Saya mengerti, dengan pembukaan prodi yang sangat umum ini akan ada pendapat: kita akan mengabaikan kualitas.

Pendapat seperti ini akan mudah ditepis karena Dirjen Dikti masih dapat mengatur dan mengontrol kualitas, misalnya dengan mensyaratkan bahwa setiap kandidat doktor harus memublikasikan artikel di jurnal internasional, sesuai surat edaran Dirjen Dikti yang juga sudah mulai dijalankan oleh berbagai universitas.

Ada beberapa keuntungan yang akan kita peroleh. Pertama, semua profesor akan terberdayakan dan akan memiliki hak dan kewajiban yang sama di Bumi Pertiwi.
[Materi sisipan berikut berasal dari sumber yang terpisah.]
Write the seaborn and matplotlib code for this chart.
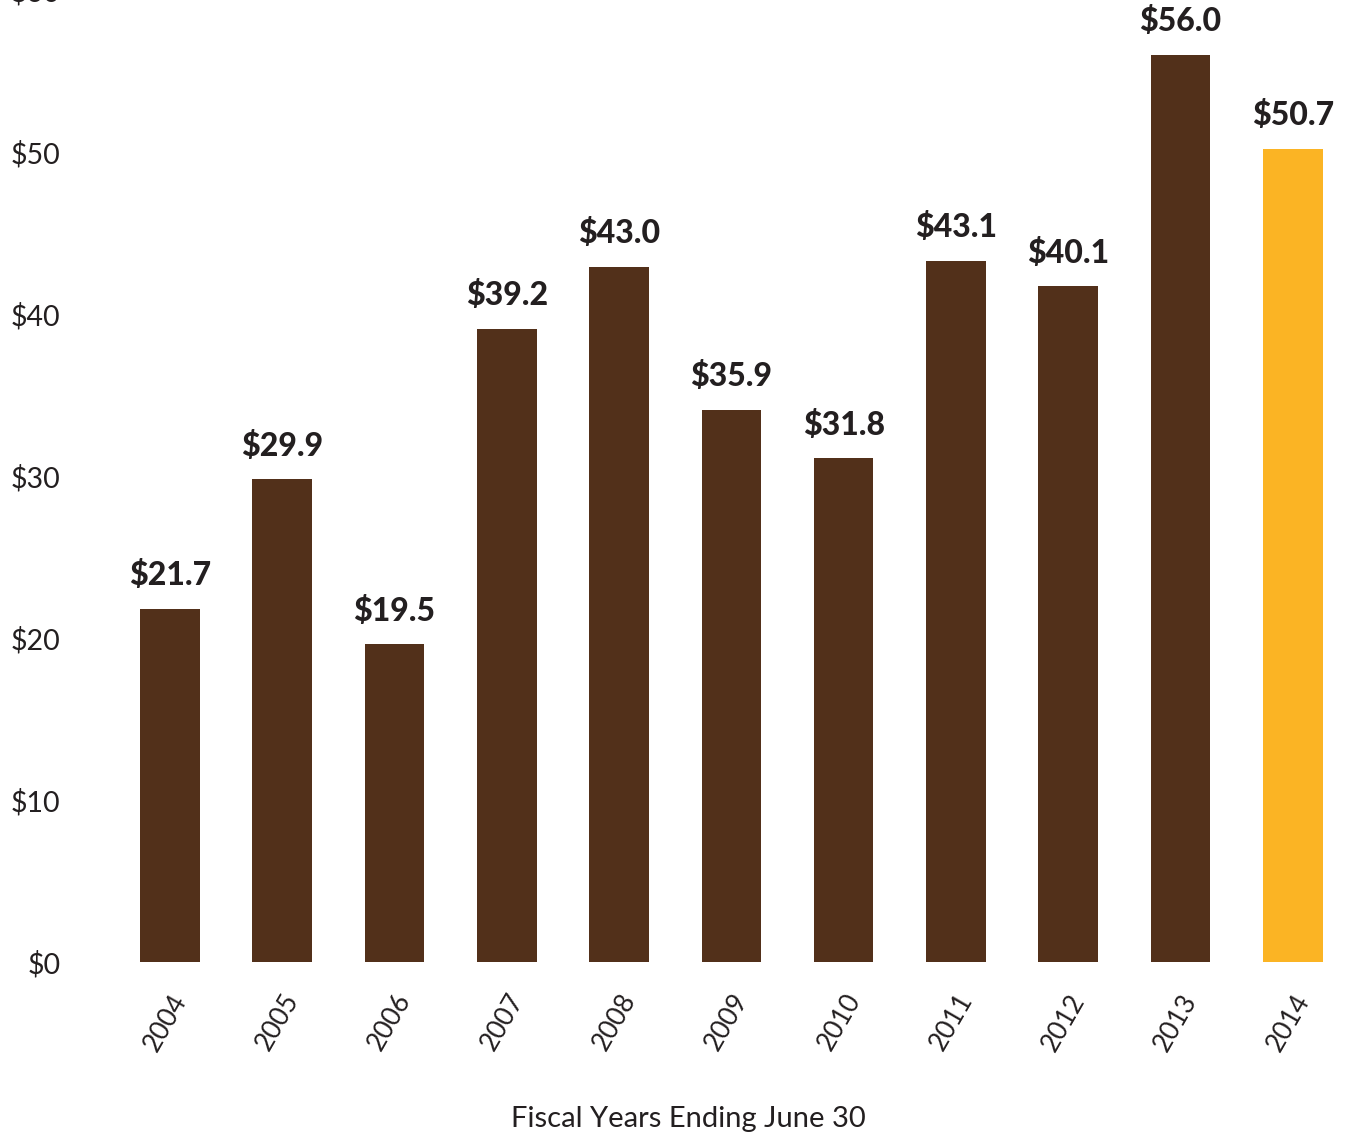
import matplotlib
matplotlib.use("Agg")
import matplotlib.pyplot as plt
import seaborn as sns
import pandas as pd

years = ["2004", "2005", "2006", "2007", "2008", "2009", "2010", "2011", "2012", "2013", "2014"]
bar_heights = [21.8, 29.8, 19.6, 39.1, 42.9, 34.1, 31.1, 43.3, 41.7, 56.0, 50.2]
value_labels = ["$21.7", "$29.9", "$19.5", "$39.2", "$43.0", "$35.9", "$31.8", "$43.1", "$40.1", "$56.0", "$50.7"]
y_ticks = [0, 10, 20, 30, 40, 50, 60]
x_title = "Fiscal Years Ending June 30"

brown = "#52301A"
gold = "#FBB424"
text_color = "#231F20"

sns.set_theme(style="white")
plt.rcParams["font.family"] = ["Lato", "DejaVu Sans"]

df = pd.DataFrame({"year": years, "value": bar_heights})
colors = [brown] * (len(years) - 1) + [gold]

fig = plt.figure(figsize=(13.49, 11.35), dpi=100)
ax = fig.add_axes([0.051, 0.1453, 0.949, 0.8635])

sns.barplot(data=df, x="year", y="value", hue="year", palette=colors, legend=False,
            width=0.53, saturation=1, ax=ax, edgecolor="none")

for i, (h, lab) in enumerate(zip(bar_heights, value_labels)):
    ax.text(i, h + 1.15, lab, ha="center", va="bottom", fontsize=23,
            fontweight="black", color=text_color)

ax.set_ylim(-0.5, 60)
ax.set_xlim(-0.9, 10.5)
ax.set_yticks(y_ticks)
ax.set_yticklabels([f"${t}" for t in y_ticks], fontsize=20.5, color=text_color)
ax.tick_params(axis="y", length=0, pad=6)
ax.tick_params(axis="x", length=0, pad=14)
for lbl in ax.get_xticklabels():
    lbl.set_rotation(60)
    lbl.set_ha("right")
    lbl.set_rotation_mode("anchor")
    lbl.set_fontsize(19)
    lbl.set_color(text_color)
ax.set_xlabel("")
ax.set_ylabel("")
sns.despine(ax=ax, left=True, bottom=True)
fig.text(0.51, 0.003, x_title, ha="center", va="bottom", fontsize=21, color=text_color)

fig.savefig("out.png", dpi=100)
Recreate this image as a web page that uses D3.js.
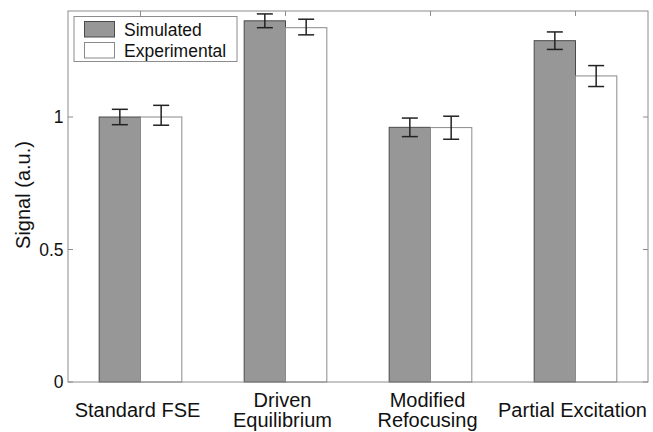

Kedua, selama ini prodi S-3 yang kecil-kecil menyerap dana yang sangat besar untuk pengelolaan prodi (honor pengelola, pemeliharaan gedung, dan lain-lain). Padahal, jumlah mahasiswa yang dikelola sangat sedikit jumlahnya. Dengan adanya rumah besar ini, penyerapan dana akan lebih efisien karena hanya ada satu prodi besar.
Ketiga, ini yang paling penting: dengan adanya rumah besar ini kita dapat memenuhi dan menjalankan amanat UUPT.